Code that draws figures
________________________________________
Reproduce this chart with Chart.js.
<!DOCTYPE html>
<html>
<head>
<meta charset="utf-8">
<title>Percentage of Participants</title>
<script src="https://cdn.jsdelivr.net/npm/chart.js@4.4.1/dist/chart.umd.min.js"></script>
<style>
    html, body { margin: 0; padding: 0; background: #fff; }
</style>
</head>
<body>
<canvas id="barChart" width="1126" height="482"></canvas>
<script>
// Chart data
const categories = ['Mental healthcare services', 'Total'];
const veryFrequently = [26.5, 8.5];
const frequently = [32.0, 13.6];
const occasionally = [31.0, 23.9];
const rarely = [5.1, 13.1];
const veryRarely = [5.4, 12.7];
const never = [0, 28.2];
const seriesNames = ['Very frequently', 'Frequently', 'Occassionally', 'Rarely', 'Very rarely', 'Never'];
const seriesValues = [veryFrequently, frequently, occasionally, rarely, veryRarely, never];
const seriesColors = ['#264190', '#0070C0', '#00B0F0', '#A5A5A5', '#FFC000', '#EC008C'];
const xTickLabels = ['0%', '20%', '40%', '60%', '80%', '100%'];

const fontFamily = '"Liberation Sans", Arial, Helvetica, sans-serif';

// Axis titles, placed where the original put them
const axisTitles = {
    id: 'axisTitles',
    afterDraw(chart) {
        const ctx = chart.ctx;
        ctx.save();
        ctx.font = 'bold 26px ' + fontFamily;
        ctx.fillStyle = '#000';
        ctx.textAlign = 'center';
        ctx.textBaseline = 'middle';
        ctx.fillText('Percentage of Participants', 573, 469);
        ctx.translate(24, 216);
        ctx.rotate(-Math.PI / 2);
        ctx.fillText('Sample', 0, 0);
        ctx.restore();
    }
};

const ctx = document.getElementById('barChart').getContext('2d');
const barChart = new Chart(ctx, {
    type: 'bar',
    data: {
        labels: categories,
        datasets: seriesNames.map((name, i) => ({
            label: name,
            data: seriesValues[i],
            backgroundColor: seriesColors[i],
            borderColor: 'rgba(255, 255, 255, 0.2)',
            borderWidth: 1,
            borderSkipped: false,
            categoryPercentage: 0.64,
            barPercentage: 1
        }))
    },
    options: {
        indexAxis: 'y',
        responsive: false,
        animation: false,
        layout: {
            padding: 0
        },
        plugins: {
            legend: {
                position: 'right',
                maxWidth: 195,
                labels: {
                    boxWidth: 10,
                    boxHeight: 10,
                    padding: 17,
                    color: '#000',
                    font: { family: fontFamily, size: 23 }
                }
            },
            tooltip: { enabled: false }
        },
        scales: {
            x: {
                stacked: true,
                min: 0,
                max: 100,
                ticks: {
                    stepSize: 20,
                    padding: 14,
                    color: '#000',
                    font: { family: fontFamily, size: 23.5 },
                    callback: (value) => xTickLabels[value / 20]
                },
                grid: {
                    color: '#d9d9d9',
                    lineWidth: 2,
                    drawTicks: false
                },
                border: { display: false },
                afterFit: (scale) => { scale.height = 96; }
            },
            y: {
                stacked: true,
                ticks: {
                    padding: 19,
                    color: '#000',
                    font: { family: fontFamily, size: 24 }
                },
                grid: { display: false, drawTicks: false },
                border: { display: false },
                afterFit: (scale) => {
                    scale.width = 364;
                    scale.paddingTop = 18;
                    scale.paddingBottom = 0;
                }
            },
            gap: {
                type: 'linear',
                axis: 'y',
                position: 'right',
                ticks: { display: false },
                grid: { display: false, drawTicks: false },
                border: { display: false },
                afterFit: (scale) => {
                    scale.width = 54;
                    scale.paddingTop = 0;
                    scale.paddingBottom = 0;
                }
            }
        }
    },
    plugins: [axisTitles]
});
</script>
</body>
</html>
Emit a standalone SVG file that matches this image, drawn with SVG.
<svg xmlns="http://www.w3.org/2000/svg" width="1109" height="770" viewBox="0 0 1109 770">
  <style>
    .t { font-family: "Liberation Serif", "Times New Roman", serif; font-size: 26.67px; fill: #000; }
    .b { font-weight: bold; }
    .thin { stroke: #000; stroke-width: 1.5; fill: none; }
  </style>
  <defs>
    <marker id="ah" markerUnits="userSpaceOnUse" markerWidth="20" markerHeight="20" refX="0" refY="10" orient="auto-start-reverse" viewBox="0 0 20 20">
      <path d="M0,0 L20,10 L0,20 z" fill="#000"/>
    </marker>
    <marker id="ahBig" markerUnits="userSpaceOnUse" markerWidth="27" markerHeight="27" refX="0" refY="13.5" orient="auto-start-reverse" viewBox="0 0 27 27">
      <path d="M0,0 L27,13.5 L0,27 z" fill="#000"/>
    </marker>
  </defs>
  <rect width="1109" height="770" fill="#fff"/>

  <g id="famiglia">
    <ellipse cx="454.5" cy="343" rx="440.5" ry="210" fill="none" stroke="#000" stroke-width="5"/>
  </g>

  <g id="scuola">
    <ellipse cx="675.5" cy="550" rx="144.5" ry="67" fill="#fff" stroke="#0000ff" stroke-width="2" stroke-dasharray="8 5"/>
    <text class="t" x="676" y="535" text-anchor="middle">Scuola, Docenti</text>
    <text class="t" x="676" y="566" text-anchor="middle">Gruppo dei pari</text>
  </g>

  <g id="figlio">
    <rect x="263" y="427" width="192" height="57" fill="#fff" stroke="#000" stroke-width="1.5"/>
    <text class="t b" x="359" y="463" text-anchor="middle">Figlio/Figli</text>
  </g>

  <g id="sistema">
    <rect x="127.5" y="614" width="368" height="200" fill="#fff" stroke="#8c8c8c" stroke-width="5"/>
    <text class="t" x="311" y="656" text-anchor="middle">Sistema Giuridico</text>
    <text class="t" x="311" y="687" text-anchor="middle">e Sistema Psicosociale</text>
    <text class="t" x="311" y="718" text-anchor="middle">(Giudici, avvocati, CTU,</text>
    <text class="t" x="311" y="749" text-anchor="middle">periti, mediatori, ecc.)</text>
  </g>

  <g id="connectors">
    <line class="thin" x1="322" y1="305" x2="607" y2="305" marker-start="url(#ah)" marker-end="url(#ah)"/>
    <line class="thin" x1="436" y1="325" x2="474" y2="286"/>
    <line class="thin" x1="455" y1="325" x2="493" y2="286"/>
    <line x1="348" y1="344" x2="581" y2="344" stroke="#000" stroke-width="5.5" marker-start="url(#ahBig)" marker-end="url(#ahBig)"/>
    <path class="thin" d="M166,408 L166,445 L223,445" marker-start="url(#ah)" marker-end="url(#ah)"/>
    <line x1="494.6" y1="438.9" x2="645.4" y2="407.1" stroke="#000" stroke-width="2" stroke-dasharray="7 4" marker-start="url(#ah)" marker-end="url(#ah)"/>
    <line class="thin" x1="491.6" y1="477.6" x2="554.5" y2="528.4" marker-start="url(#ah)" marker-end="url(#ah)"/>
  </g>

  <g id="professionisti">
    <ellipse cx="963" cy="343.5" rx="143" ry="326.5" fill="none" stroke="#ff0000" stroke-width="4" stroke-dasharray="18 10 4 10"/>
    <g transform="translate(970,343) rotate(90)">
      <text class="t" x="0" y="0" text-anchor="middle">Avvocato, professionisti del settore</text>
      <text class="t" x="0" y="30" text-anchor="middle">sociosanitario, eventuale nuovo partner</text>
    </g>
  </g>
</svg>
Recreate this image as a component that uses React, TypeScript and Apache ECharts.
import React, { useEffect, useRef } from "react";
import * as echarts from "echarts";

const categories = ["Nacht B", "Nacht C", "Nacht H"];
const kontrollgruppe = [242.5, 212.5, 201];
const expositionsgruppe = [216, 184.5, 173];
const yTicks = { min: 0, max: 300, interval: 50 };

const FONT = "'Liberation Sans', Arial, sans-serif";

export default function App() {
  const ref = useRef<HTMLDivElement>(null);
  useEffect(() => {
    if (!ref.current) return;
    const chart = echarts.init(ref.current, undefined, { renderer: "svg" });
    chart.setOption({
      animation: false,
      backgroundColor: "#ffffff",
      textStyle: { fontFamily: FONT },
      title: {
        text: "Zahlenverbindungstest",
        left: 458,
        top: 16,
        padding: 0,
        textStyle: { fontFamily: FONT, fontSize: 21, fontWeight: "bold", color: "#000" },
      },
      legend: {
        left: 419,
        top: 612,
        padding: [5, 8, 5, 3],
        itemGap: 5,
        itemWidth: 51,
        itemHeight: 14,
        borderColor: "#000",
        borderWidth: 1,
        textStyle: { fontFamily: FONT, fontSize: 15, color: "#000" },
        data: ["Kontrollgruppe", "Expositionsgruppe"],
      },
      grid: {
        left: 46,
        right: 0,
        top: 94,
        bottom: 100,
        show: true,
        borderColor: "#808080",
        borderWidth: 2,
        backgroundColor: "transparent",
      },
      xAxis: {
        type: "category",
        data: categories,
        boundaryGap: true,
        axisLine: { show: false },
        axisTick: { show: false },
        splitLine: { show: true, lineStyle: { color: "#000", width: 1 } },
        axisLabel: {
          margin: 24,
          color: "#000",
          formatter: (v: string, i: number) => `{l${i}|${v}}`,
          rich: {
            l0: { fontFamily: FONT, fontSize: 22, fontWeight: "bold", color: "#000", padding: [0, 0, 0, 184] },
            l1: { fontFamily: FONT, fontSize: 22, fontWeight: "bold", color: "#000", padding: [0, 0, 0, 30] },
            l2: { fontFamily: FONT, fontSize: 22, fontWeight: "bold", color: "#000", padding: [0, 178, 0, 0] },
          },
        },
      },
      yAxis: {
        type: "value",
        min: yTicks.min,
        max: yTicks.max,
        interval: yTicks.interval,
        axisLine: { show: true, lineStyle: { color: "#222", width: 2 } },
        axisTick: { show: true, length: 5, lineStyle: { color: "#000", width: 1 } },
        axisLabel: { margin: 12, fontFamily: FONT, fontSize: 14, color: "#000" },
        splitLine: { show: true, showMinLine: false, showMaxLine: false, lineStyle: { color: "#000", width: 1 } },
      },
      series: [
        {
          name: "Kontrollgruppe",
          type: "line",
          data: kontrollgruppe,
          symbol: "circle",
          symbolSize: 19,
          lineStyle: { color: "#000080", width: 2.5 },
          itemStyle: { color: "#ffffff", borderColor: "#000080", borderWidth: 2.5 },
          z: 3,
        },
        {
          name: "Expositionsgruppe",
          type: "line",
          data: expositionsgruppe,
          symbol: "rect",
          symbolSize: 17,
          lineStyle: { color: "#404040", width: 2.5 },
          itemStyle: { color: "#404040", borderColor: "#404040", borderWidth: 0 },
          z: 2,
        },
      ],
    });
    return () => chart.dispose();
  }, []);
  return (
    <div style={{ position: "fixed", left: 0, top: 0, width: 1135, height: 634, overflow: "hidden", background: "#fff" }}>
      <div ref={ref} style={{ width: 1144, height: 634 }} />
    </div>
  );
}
________________________________________
** Exercise **
Above are records; repeat only the lines starting at the line with "Recreate this image" and ending at the line with "import * as", exactly as they appear, both included.

** Answer to this task **
Recreate this image as a component that uses React, TypeScript and Apache ECharts.
import React, { useEffect, useRef } from "react";
import * as echarts from "echarts";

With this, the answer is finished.